CEO of fintech broker Loan.co.uk, Paul McGerrigan, commented: “The fact there has been a relatively modest monthly increase in the non-seasonally-adjusted figures from January to February, and therefore a 4% dip in the seasonally adjusted figures, is surprising against a backdrop of sharply rising interest rates and amid a cost of living crisis.

“However, analysis of the latest house price index figures from both the Land Registry, and Halifax, show that prices are holding their own – indicating there is still firm demand, despite the economic backdrop and tightening pressure of interest rates.
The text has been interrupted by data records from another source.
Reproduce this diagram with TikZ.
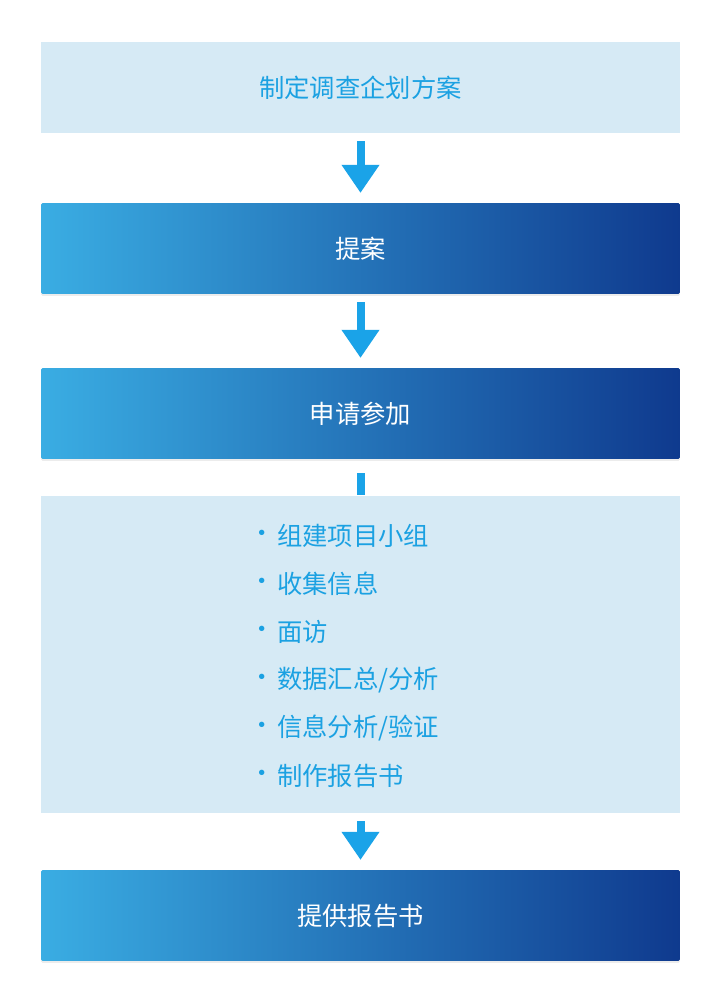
\documentclass[tikz,border=0pt]{standalone}
\usepackage{fontspec}
\setmainfont{Noto Sans CJK SC}
\usetikzlibrary{arrows.meta,shadows}
\definecolor{paleblue}{HTML}{D6EAF5}
\definecolor{textblue}{HTML}{1BA1E2}
\definecolor{gradleft}{HTML}{3AADE3}
\definecolor{gradright}{HTML}{0F3A8E}
\definecolor{arrowblue}{HTML}{1AA3E8}
\tikzset{
  lightbox/.style={fill=paleblue, minimum width=479pt, minimum height=68pt,
    inner sep=0pt, text=textblue, font={\fontsize{19}{19}\selectfont}},
  darkbox/.style={left color=gradleft, right color=gradright, minimum width=479pt,
    minimum height=68pt, inner sep=0pt, rounded corners=1pt, text=white,
    font={\fontsize{19}{19}\selectfont},
    drop shadow={opacity=0.15, shadow xshift=0pt, shadow yshift=-1.5pt}},
  flow/.style={draw=arrowblue, line width=6pt,
    -{Triangle[length=21pt 0, width=27pt 0]}, shorten <=6pt, shorten >=7.5pt},
  listitem/.style={text=textblue, anchor=west, inner sep=0pt,
    font={\fontsize{19}{19}\selectfont}}
}
\begin{document}
\begin{tikzpicture}[x=0.75pt, y=-0.75pt]
\useasboundingbox (0,0) rectangle (720,1000);

\node [lightbox] (plan) at (360.5, 87.5) {制定调查企划方案};
\node [darkbox] (proposal) at (360.5, 248.5) {提案};
\node [darkbox] (apply) at (360.5, 413.5) {申请参加};
\node [lightbox, minimum height=238pt] (tasks) at (360.5, 654.5) {};
\node [darkbox] (report) at (360.5, 915.5) {提供报告书};

% task list
\foreach \txt [count=\i from 0] in {组建项目小组, 收集信息, 面访, 数据汇总/分析,
    信息分析/验证, 制作报告书} {
  \node [listitem] (dot\i) at (249, 536+48*\i) {·};
  \node [listitem] (item\i) at (277, 536+48*\i) {\txt};
}

\draw [flow] (plan) -- (proposal);
\draw [flow] (proposal) -- (apply);
\draw [draw=arrowblue, line width=6pt, shorten <=10.5pt, shorten >=0.75pt] (apply) -- (tasks);
\draw [flow] (tasks) -- (report);

\end{tikzpicture}
\end{document}
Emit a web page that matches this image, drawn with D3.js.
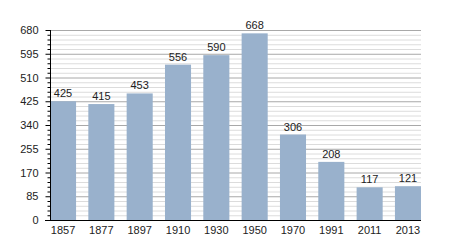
<!DOCTYPE html>
<html><head><meta charset="utf-8">
<script src="https://cdn.jsdelivr.net/npm/d3@7"></script>
<style>body{margin:0;background:#fff}svg{display:block}text{font-family:"Liberation Sans",Arial,sans-serif}</style>
</head><body>
<svg id="c" width="450" height="250"></svg>
<script>
const years = ["1857","1877","1897","1910","1930","1950","1970","1991","2011","2013"];
const values = [425,415,453,556,590,668,306,208,117,121];
const majorTicks = [0,85,170,255,340,425,510,595,680];
const minorStep = 17;

(function () {
const svg = d3.select("#c");
const mLeft = 50, mRight = 421, mTop = 30, mBottom = 220;
const x = d3.scaleBand().domain(years).range([mLeft, mRight]).paddingInner(0.32).paddingOuter(0);
const y = d3.scaleLinear().domain([0, 680]).range([mBottom, mTop]);
const minor = d3.range(0, 680 + 1, minorStep).filter(v => !majorTicks.includes(v));

svg.append("g").selectAll("line").data(minor).join("line")
  .attr("x1", mLeft).attr("x2", mRight).attr("y1", d => y(d) + 0.5).attr("y2", d => y(d) + 0.5)
  .attr("stroke", "#dcdcdc").attr("stroke-width", 1);
svg.append("g").selectAll("line").data(majorTicks.filter(d => d > 0)).join("line")
  .attr("x1", mLeft).attr("x2", mRight).attr("y1", d => y(d) + 0.5).attr("y2", d => y(d) + 0.5)
  .attr("stroke", "#a8a8a8").attr("stroke-width", 1);

svg.append("g").selectAll("rect").data(values).join("rect")
  .attr("x", (d, i) => x(years[i])).attr("width", x.bandwidth())
  .attr("y", d => y(d)).attr("height", d => mBottom - y(d))
  .attr("fill", "#99b1cc");

svg.append("g").selectAll("text").data(values).join("text")
  .attr("x", (d, i) => x(years[i]) + x.bandwidth() / 2).attr("y", d => y(d) - 4)
  .attr("text-anchor", "middle").attr("font-size", 11).attr("fill", "#222").text(d => d);

// y axis
const ya = svg.append("g").attr("transform", `translate(${mLeft + 0.5},0)`);
ya.call(d3.axisLeft(y).tickValues(majorTicks).tickSize(5).tickPadding(7).tickFormat(d3.format("d")));
ya.selectAll(".tick text").attr("font-size", 11).attr("fill", "#222").attr("font-family", "Liberation Sans, Arial, sans-serif");
ya.selectAll(".tick line").attr("stroke", "#000");
ya.select(".domain").attr("d", `M0,${mTop}V${mBottom}`).attr("stroke", "#000");
ya.append("g").selectAll("line").data(minor).join("line")
  .attr("x1", -3).attr("x2", 0).attr("y1", d => y(d) + 0.5).attr("y2", d => y(d) + 0.5).attr("stroke", "#000");

// x axis
const xa = svg.append("g").attr("transform", `translate(0,${mBottom + 0.5})`);
xa.call(d3.axisBottom(x).tickSize(0).tickPadding(6));
xa.select(".domain").attr("d", `M${mLeft - 5},0H${mRight}`).attr("stroke", "#000");
xa.selectAll(".tick text").attr("font-size", 11).attr("fill", "#222").attr("font-family", "Liberation Sans, Arial, sans-serif");
})();
</script>
</body></html>
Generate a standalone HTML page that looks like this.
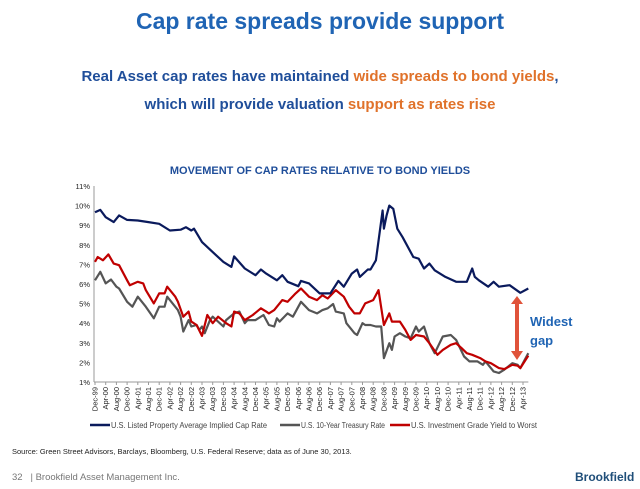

“The mild drop-off may indicate either first-time-buyers are being squeezed out of the market, or savvy buyers are adopting a ‘watch-and-wait’ approach to see whether the market dips – or a combination of the two.”

Chairman of Air Club, Stuart Wilson, added that the latest figures are a “positive indication” that the market is finding its strength again, and suggested there is room for “further optimism” heading towards spring.

“The trends we’re starting to see in the later life market, as well as the wider mortgage market, are a far cry from this time six months ago,” Wilson said.

“Though things are moving in the right direction, some barriers do remain. Affordability is still a key issue for prospective homeowners and first-time buyers are increasingly needing support from their families to get that first foot up.

“Our industry must be ready to provide the necessary advice and guidance to help this happen, in the ways best suited to each individual circumstance.”